The marvels that reside under these wooden, metal and other artificial material structures at times eliminate the need to venture far from shore to dive. Piers, constructions that link the land to sea may seem ugly from the surface yet underneath the struts and beams that interlock create a home for hundreds of species. Soft and hard coral grows in abundance and schools of fish find protection under the structure. For a photographer there is no better place to learn, and explore the underwater world in relative simplicity. The light that streams through the water in shallow waters here makes pier diving one of the most underrated of all sites in the marine world.
Exmouth Navy Pier
Perennially voted in the top 10 dives in Australia, the Navy Pier off Exmouth is located in the remote North West Cape of Western Australia. Close to the revered marine park of Ningaloo, the pier is still in active duty by the defence department, allowing constant protection from fishing and other recreational disturbance. Diving with a local licensed operator is required, yet once in the water 200 species of fish await.

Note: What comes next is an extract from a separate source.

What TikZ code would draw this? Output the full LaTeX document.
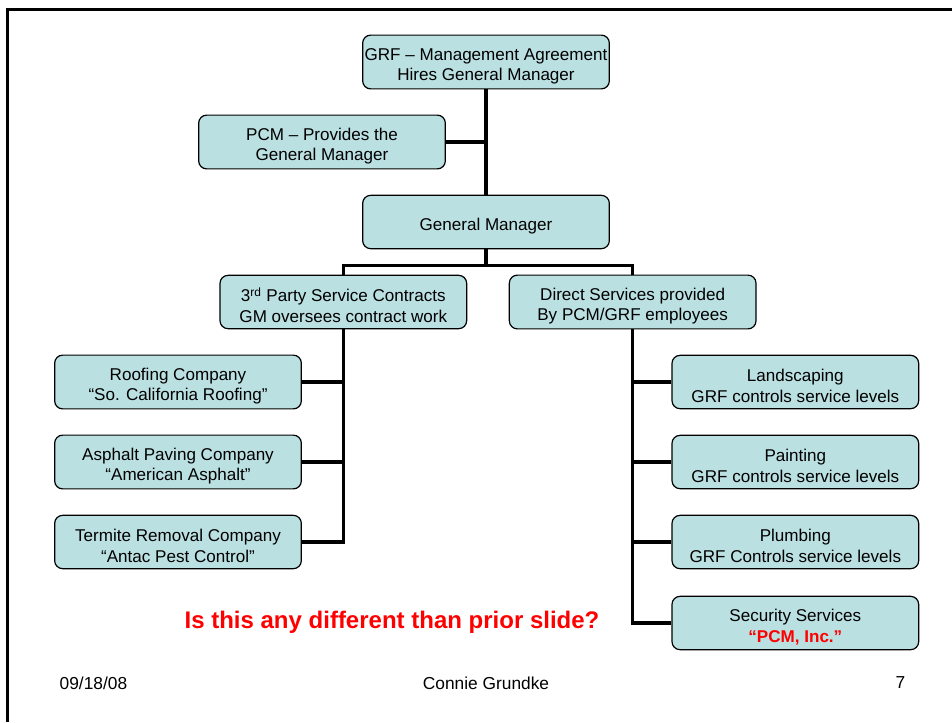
\documentclass[tikz,border=0pt]{standalone}
\usepackage{fontspec}
\setmainfont{Liberation Sans}
\usetikzlibrary{positioning}
\definecolor{boxfill}{RGB}{187,224,226}
\definecolor{slidered}{RGB}{255,0,0}

\begin{document}
\begin{tikzpicture}[x=0.75pt,y=-0.75pt,node distance=60pt,on grid,
  box/.style={draw,rounded corners=6pt,fill=boxfill,line width=0.9pt,
    minimum width=185pt,minimum height=40pt,inner xsep=0pt,align=center,
    font=\fontsize{12.8}{15.5}\selectfont,text height=31pt},
  link/.style={line width=2.3pt},
  footer/.style={font=\fontsize{13}{15}\selectfont}]

  \useasboundingbox (0,0) rectangle (952,722);
  \draw[line width=2.25pt] (7,722) -- (7,9) -- (952,9);

  \node[box]                                   (grf)    at (486,62) {GRF -- Management Agreement\\Hires General Manager};
  \node[box]  [below left=60pt and 123pt of grf]   (pcm)    {PCM -- Provides the\\General Manager};
  \node[box,text height=15pt] [below=120pt of grf] (gm)     {General Manager};
  \node[box]  [below left=60pt and 107pt of gm]    (third)  {3\textsuperscript{rd} Party Service Contracts\\GM oversees contract work};
  \node[box]  [below right=60pt and 110pt of gm]   (direct) {Direct Services provided\\By PCM/GRF employees};

  \node[box]  [below left=60pt and 124pt of third] (roof)   {Roofing Company\\“So. California Roofing”};
  \node[box]  [below=of roof]                      (asph)   {Asphalt Paving Company\\“American Asphalt”};
  \node[box]  [below=of asph]                      (term)   {Termite Removal Company\\“Antac Pest Control”};

  \node[box]  [below right=60pt and 122pt of direct] (land) {Landscaping\\GRF controls service levels};
  \node[box]  [below=of land]                      (paint)  {Painting\\GRF controls service levels};
  \node[box]  [below=of paint]                     (plumb)  {Plumbing\\GRF Controls service levels};
  \node[box]  [below=60.75pt of plumb]             (sec)    {Security Services\\\textcolor{slidered}{\bfseries “PCM, Inc.”}};

  \draw[link] (grf.south) -- (gm.north);
  \draw[link] (pcm.east) -- (pcm.east -| grf.south);
  \draw[link] (gm.south) -- ++(0,-12pt) -| (third.north);
  \draw[link] (gm.south) -- ++(0,-12pt) -| (direct.north);

  \draw[link] (third.south) |- (term.east);
  \foreach \n in {roof,asph}
    \draw[link] (\n.east) -- (\n.east -| third.south);

  \draw[link] (direct.south) |- (sec.west);
  \foreach \n in {land,paint,plumb}
    \draw[link] (\n.west) -- (\n.west -| direct.south);

  \node[text=slidered,font=\bfseries\fontsize{18}{22}\selectfont] (note) at (392,622) {Is this any different than prior slide?};

  \node[footer,anchor=west] (date)   at (55,683)  {09/18/08};
  \node[footer]             (author) at (486,683) {Connie Grundke};
  \node[footer,anchor=east] (page)   at (910,683) {7};
\end{tikzpicture}
\end{document}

The pier is around 110 metres long and 15 metres deep (perfect for open water divers). Regular visitors include schools of sweetlips and barracuda, Queensland grouper, grey nurse sharks, wobbegongs and even a passing whale shark from time to time.
Due to heavy currents in the area the site must only be dived at slack tide. Night diving is impressive here to and colourful clownfish, nudibranchs and coral make a macro photography paradise.
With water temperatures averaging 26 Celsius during the year, the dive is extremely comfortable in a 2 or 3mm wetsuit. The ideal time to visit is during March and November where the visibility is clearest and the greatest chance to see an abundance of marine life.
In Port Phillip Bay, Victoria, Portsea Pier is an ideal dive for trainee’s and those who wish to explore the underwater world leisurely. This 300 metre, L shaped pier is one of the most popular dives in Melbourne due to an abundance of marine life and the good chance to encounter the illustrious weedy sea dragon. While light is good under the pier due to the shallow conditions (1-7 metres), be aware that dredging occurs in the channel and the site is best dived on slack high tide where there is little disturbance and current.
The weedy sea dragons can be found in kelp at the deepest portion of the pier, and if one looks closely there may be the chance to see blue ring octopus, shrimp, crabs and nudibranchs. This great amount of macro life makes for a fantastic night dive, however unlike Exmouth Navy Pier fishing is allowed here so be aware of lines and hooks from above.